Global Peace Intergenerational Dialogue launched in Accra
President Nana Addo Dankwa Akufo-Addo and Mrs Graça Machel, Chair, Board of Trustees, African Centre for Constructive Resolution to Disputes (ACCORD) on Monday jointly launched the Global Peace Intergenerational Dialogue (IGD), a global peace movement.
The Global Peace IGD is a global effort engineered by ACCORD to garner a global discussion among young future leaders, city mayors, captains of industries and their country leaders to deliberate on their aspirations for what a better world should look like.
The Accra Dialogue, which is the first in the series, is a follow up to a commitment statement made by President Nana Addo Dankwa Akufo-Addo, Co-Chairman of the United Nations Sustainable Development Goals (SDGs) Advocate Group on 2nd December 2018, at the Global Citizen’s Festival in the Johannesburg, South Africa, in that, “Ghana would host the inaugural Intergenerational Dialogue in the Accra City, to help forge the connection between peace and development in the country and worldwide”.
Throughout 2019, Global Peace would coordinate the convening of a series of IGD that would be held in a minimum of a 100 cities across the world.
The aspirations and outputs from the dialogues, held globally, will be collated into a Global Peace Charter, which will be adopted at the inaugural Global Peace Forum at the end of 2019 in Durban, South Africa.
Global Peace would then use this Charter to lobby the UN to host the first Summit of Heads of States and Governments on Global Peace through a partnership with the United Cities and Local Government (UCGL) Association, the Global Citizens, the SDG Action Campaign, the All-Africa Students Union, the Junior Chamber International and other Global Development Partners.
Mrs Michel in her remarks at the Accra Dialogue noted that, the IGD was to give a platform to the youth to amplify their voices to shape their present and the future.
“We chose to launch this intergenerational dialogue from here, Ghana is to remind African young people that the political freedom they enjoy started here,” she said.
“Ghana is the first country to become independent.

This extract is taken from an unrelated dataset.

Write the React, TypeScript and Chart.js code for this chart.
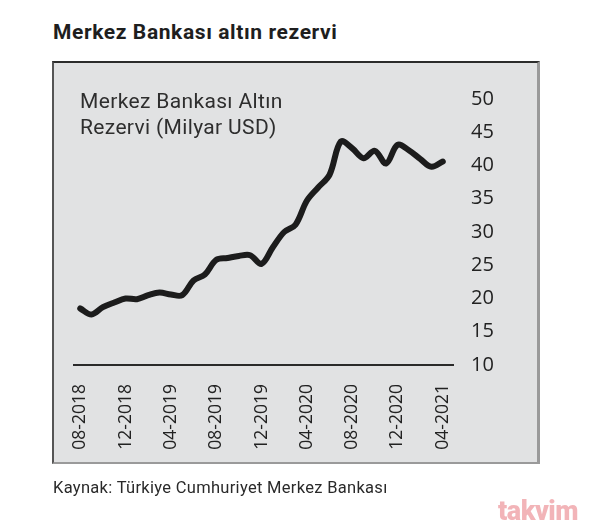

But is also the first to open its doors to all liberation movements of that time.”
She noted that liberation movements such as the African National Congress (ANC) and the South West Africa People’s Organisation (SWAPO) were based in Ghana from where they strategized to free the continent from colonialism.
“So we thought it was appropriate for us to honour history and to say to Africans and to the rest of the world that this global peace movement is being launched from here. Because it is a sort of second liberation of the world for a peaceful, prosperous and inclusive world,” she said.
“We want you also to remember that it started again here in Accra, Ghana.”
Mrs Machel said technology had created a difference between the world of young people and the world their parents grew in.
She urged the youth to use technology to end the root causes of conflict; which were poverty, unemployment and inequality.
She said while many young people would adapt to technological innovations, many would also be left behind.
“Those that would be left behind would fear for the future and this today is what is driving the anxiety, that is driving people to racial, religious, ethnic and other identity prejudices and leading to extremist behavior,” she said.
Mrs Machel also called for support for the poor and the vulnerable in society.
Dr Vasu Gouden, Founder, Global Peace, said peace was not merely the absence of war; stating that “peace is the absence of poverty, unemployment and inequality”.
Dr Emmanul Kwesi Aning, the Director, Faculty of Academic Affairs and Research, Kofi Annan International Peacekeeping Training Centre; and Dr Chukwuemeka B. Eze, the Executive Director, West Africa Network for Peace building (WANEP) on the behalf of their respective institutions pledged their support for the Global Peace IGD initiative.